### DATA EXTRACT
===

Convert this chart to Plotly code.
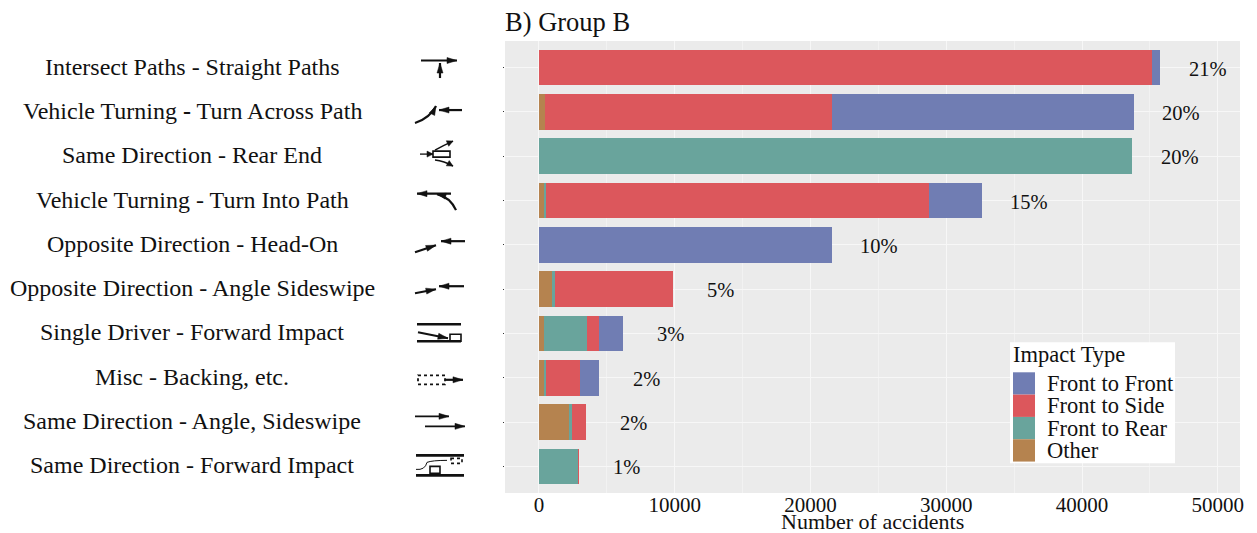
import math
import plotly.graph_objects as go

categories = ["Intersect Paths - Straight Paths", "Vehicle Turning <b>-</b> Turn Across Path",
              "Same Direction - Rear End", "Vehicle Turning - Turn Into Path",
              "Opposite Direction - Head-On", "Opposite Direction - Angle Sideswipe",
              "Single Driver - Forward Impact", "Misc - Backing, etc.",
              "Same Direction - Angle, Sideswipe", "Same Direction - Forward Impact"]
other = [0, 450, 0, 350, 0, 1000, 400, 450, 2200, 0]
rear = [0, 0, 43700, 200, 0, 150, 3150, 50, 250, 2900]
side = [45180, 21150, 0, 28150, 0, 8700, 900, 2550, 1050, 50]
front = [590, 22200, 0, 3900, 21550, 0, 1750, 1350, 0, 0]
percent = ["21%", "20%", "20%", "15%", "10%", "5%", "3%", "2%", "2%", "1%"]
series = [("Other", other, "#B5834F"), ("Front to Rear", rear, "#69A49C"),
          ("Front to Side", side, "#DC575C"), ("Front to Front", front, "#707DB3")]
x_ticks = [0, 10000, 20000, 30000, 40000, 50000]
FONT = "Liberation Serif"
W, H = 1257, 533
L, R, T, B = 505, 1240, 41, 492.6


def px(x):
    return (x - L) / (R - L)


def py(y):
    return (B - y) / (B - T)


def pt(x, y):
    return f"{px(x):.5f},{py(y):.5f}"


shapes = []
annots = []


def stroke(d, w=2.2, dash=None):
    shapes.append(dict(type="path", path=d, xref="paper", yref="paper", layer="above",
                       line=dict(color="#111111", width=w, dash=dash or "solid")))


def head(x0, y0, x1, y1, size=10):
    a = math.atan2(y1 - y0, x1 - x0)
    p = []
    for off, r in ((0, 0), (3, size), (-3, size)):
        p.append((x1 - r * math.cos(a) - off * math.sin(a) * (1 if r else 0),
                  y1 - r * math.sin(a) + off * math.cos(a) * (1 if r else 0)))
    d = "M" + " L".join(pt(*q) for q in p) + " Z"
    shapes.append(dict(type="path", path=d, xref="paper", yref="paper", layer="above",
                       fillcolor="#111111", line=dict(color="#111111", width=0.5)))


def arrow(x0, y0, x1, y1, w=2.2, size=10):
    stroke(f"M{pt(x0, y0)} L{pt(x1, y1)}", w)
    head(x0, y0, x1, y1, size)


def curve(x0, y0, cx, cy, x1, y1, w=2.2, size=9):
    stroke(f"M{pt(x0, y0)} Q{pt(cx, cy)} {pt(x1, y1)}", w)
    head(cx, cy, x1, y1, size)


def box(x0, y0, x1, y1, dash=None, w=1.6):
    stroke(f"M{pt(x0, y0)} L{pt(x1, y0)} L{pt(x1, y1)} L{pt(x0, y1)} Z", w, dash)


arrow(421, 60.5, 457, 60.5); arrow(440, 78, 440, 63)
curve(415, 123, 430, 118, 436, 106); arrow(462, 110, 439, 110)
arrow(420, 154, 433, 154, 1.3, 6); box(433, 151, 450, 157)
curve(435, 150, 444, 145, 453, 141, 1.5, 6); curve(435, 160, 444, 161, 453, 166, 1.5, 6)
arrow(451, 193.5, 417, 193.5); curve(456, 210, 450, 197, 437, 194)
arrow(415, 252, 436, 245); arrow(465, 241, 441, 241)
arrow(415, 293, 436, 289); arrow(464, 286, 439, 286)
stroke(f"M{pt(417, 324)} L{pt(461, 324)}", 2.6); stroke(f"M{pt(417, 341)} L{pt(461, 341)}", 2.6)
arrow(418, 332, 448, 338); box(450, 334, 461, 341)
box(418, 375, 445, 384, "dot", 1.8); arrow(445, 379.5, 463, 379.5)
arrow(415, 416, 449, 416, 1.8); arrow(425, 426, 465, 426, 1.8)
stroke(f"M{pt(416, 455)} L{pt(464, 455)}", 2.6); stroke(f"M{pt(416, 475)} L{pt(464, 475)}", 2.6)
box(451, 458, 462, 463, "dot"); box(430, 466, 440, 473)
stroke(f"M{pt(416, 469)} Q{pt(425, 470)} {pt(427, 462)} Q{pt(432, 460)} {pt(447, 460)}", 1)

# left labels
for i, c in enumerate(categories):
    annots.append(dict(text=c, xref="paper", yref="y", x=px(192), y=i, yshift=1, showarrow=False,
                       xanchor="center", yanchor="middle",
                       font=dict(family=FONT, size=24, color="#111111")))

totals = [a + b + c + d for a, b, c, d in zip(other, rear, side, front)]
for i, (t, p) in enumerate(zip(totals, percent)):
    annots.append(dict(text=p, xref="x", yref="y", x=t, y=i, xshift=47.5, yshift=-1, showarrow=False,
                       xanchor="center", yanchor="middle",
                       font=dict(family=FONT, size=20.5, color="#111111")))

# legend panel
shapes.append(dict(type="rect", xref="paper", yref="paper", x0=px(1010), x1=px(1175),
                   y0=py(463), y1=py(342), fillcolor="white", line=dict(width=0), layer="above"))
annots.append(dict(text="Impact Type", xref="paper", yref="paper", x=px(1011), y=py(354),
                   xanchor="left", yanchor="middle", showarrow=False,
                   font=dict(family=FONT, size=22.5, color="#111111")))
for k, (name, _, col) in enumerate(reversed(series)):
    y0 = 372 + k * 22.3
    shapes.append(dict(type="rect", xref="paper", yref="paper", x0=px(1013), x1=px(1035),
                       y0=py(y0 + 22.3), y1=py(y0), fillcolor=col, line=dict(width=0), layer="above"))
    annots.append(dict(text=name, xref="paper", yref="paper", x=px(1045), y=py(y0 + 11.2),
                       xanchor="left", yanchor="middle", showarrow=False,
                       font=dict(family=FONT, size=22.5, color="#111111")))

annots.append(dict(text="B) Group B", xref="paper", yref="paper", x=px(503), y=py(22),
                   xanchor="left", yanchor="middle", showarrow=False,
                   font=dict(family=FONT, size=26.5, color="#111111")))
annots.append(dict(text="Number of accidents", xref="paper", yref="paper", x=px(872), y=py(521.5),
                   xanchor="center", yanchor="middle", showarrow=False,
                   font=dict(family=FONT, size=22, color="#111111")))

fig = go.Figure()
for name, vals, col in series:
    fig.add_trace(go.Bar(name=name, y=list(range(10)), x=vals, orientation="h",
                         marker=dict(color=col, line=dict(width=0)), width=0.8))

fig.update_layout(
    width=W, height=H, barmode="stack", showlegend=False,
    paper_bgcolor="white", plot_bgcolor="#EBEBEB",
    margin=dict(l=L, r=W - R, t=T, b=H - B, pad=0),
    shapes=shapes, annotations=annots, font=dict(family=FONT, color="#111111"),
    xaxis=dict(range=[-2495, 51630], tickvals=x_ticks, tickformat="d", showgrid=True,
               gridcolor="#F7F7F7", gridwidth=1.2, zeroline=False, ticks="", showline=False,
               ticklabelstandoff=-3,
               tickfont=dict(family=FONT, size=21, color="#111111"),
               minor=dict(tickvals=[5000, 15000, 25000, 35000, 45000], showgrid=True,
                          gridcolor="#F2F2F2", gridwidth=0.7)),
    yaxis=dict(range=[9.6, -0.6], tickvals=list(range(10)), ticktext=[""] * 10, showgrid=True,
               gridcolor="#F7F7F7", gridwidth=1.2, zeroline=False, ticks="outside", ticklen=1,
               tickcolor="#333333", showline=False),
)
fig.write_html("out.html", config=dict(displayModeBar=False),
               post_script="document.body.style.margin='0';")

===

### EXERCISE TASK
Every line from the top of the material above through the line with "import plotly.graph_objects as go" should be duplicated exactly, please; leave out the pictures.

### FINAL RESULT
Convert this chart to Plotly code.
import math
import plotly.graph_objects as go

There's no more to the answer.